Many of us were taught at an early age to respond affirmatively to what is determined to be right. As a result over time, we develop a particular sensitivity concerning whatever has been determined to be wrong. This discipline or conditioning regarding what is right and what is wrong trains us and gives us our moral inclination and our mental sensitivity or conscience. As we continue to mature and learn from the circumstances of life, we formulate our own moral paths. The conditions of life and other experiences help shape our moral characters. An ideal character is one trained to be affected–pained even annoyed by those things considered wrong.
Today our moral compass is being challenged, under attack as the media fills the airwaves with programs, movies, ads, games, and even news reports of sexual indulgence, sexual perversion, sexual innuendo, violence, irreverence, godlessness, shamelessness, and other deviant and damnable behaviors. This continual systematic process is a deliberate attack on our conscience. If this were not bad enough often it is the company we keep that helps to reshape our conscience regarding right and wrong. The unavoidable truth is that we are becoming desensitized. The Holy Spirit no longer fills our hearts with a passion for purity and holiness. As a result, there is a general lack of conviction.
In psychology, desensitization is defined as the diminished emotional responsiveness to a negative, aversive or positive stimulus after repeated exposure to it. It also occurs when an emotional response is repeatedly evoked in situations in which the action tendency that is associated with the emotion proves irrelevant or unnecessary. Prolonged and repeated exposure to violence, pornography, programs or conversations that glorify adultery, murder, and other immoral acts or actions will reduce or habituate the initial psychological impact until they do not elicit negative responses. Eventually and over time the spectator will become emotionally and cognitively desensitized to whatever it is they are exposed to.
As children of God we are taught to “avoid all forms of evil” (I Thessalonians 5:22), and the person who has developed the moral sensitivity ought to have will not only respond to that enjoinder but will actually come to “abhor that which is evil, cleave to that which is good” (Romans 12:9).
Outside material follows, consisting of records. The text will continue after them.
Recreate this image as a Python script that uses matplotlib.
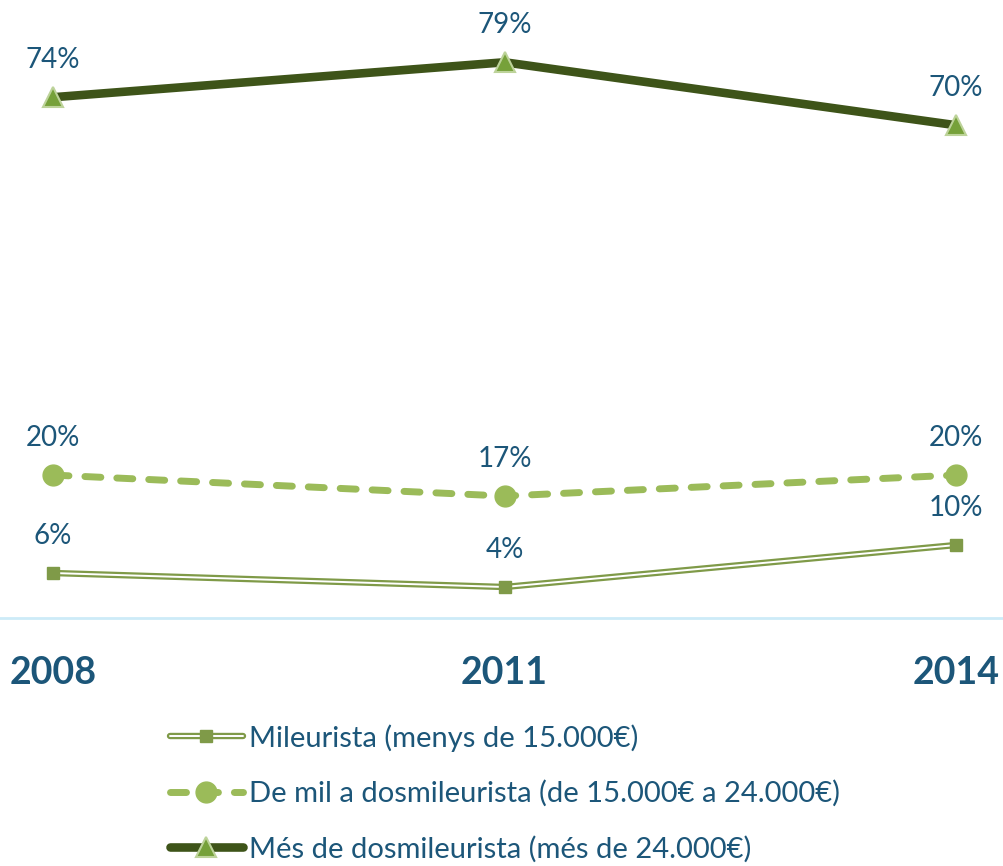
import matplotlib
matplotlib.use("Agg")
import matplotlib.pyplot as plt
import matplotlib.patheffects as pe
from matplotlib.lines import Line2D

plt.rcParams['font.family'] = ['Lato', 'DejaVu Sans']

years = ["2008", "2011", "2014"]
mileurista = [6, 4, 10]
dosmil = [20, 17, 20]
mes_dosmil = [74, 79, 70]
labels = ["Mileurista (menys de 15.000€)",
          "De mil a dosmileurista (de 15.000€ a 24.000€)",
          "Més de dosmileurista (més de 24.000€)"]

TEXT = '#1C5679'
C1, C2, C3 = '#7F9A48', '#9BBB59', '#3E5419'
W, H = 1004, 866
fig = plt.figure(figsize=(W / 100, H / 100), dpi=100)
ax = fig.add_axes([0, 1 - 618 / H, 1, 618 / H])

x = list(range(len(years)))

double = [pe.Stroke(linewidth=4.6, foreground=C1),
          pe.Stroke(linewidth=1.4, foreground='white')]
ax.plot(x, mileurista, color=C1, lw=4.6, zorder=3, path_effects=double)
ax.plot(x, mileurista, ls='none', marker='s', ms=9, mfc=C1, mec=C1, zorder=4)

ax.plot(x, dosmil, color=C2, lw=5, ls=(0, (2.3, 2.3)),
        dash_capstyle='round', marker='o', ms=15, mfc=C2, mec=C2, zorder=3)

ax.plot(x, mes_dosmil, color=C3, lw=6.2, solid_capstyle='round',
        marker='^', ms=15, mfc='#76A13A', mec='#BDD39A', mew=1.5, zorder=3)

for series in (mileurista, dosmil, mes_dosmil):
    for xi, v in zip(x, series):
        ax.annotate(f"{v}%", (xi, v), xytext=(0, 27), textcoords='offset points',
                    ha='center', va='center', fontsize=20, color=TEXT)

ax.set_xlim(-53 / 451.5, 2 + 48 / 451.5)
ax.set_ylim(-0.43, 87.9)
ax.set_xticks(x)
ax.set_xticklabels(years, fontsize=27, fontweight='bold', color=TEXT)
ax.tick_params(axis='x', length=0, pad=27)
ax.set_yticks([])
for s in ('top', 'left', 'right'):
    ax.spines[s].set_visible(False)
ax.spines['bottom'].set_color('#CDEBF8')
ax.spines['bottom'].set_linewidth(2)

# legend handles
h1a = Line2D([], [], color=C1, lw=4.6, solid_capstyle='round',
             path_effects=[pe.Stroke(linewidth=4.6, foreground=C1, capstyle='round'),
                           pe.Stroke(linewidth=1.4, foreground='white', capstyle='round')])
h1b = Line2D([], [], ls='none', marker='s', ms=9, mfc=C1, mec=C1)
h2 = Line2D([], [], color=C2, lw=5, ls=(0, (2.3, 2.3)), dash_capstyle='round',
            marker='o', ms=15, mfc=C2, mec=C2)
h3 = Line2D([], [], color=C3, lw=6.2, solid_capstyle='round', marker='^', ms=15,
            mfc='#76A13A', mec='#BDD39A', mew=1.5)
leg = fig.legend([(h1a, h1b), h2, h3], labels, loc='upper left',
                 bbox_to_anchor=(170 / W, 1 - 724 / H), frameon=False,
                 fontsize=21, handlelength=2.5, handletextpad=0.2,
                 labelspacing=0.98, borderpad=0, borderaxespad=0)
for t in leg.get_texts():
    t.set_color(TEXT)

fig.savefig('out.png', dpi=100)
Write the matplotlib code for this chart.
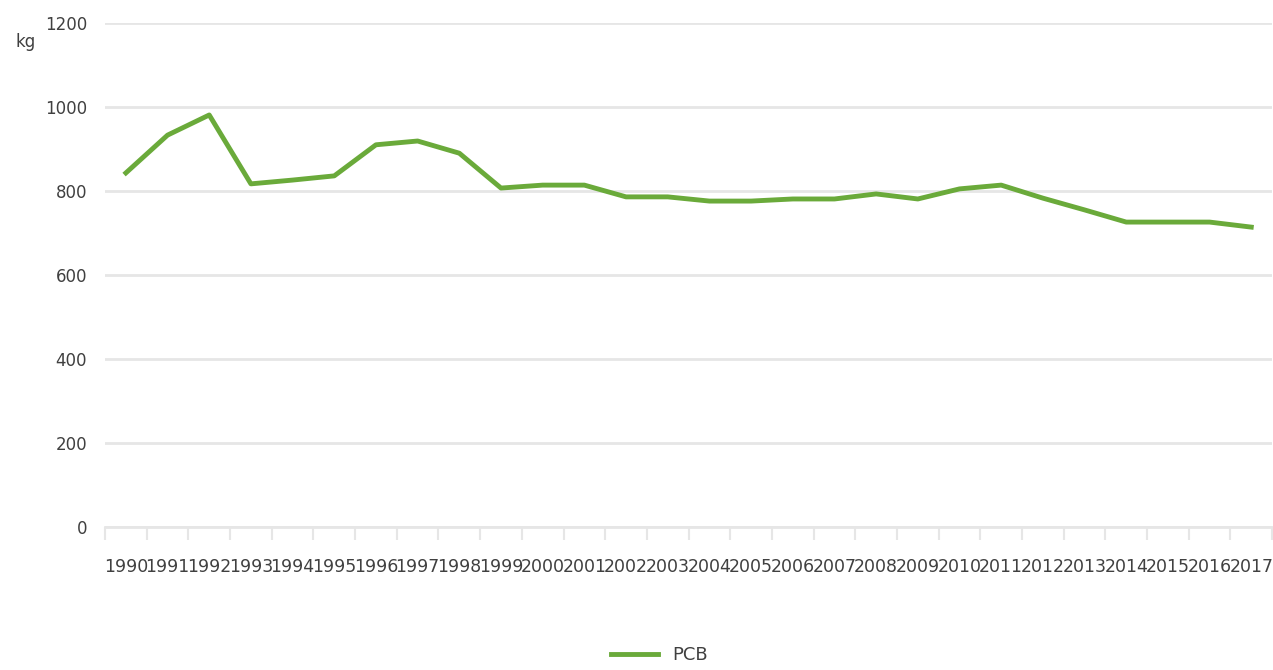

The boundaries of God are very clear on these matters. We are not allowed freely to choose wrong or evil even on the premise that we will balance it out with a commensurate good. We are called to holiness, not to moral compromise. It is the pure of heart who will see God, not those who are half-worldly and half-pious.
Desensitization is well illustrated through a story that I heard sometime ago. Eskimos in the barren North often kill wolves by taking a razor sharp knife and dipping it in blood. They allow the blood to freeze to the blade. Then they bury the handle of the knife in the snow with the blade exposed. As the wolf begins to lick the blade, his tongue becomes numb and desensitized due to the cold. As he continues, his tongue begins to bleed, and he licks even faster — unaware that he is consuming his own blood and slowly killing himself.
Within time, the Eskimos return and bring the dead animal home. In the same way, the enemy numbs us through compromise by what we allow into our mind. Within time, we, like the wolves, don’t see that we are dying — dying spiritually. We best be careful that we don’t allow our sensitivities to be dulled. The devil’s subtleties don’t ever stop. Let us maintain a sense of vigilance, a careful alertness so that our sense of right and our moral suasion is not lost.
The enemy will not stop until you are desensitized and numb to the things of God … until your conviction totally fades.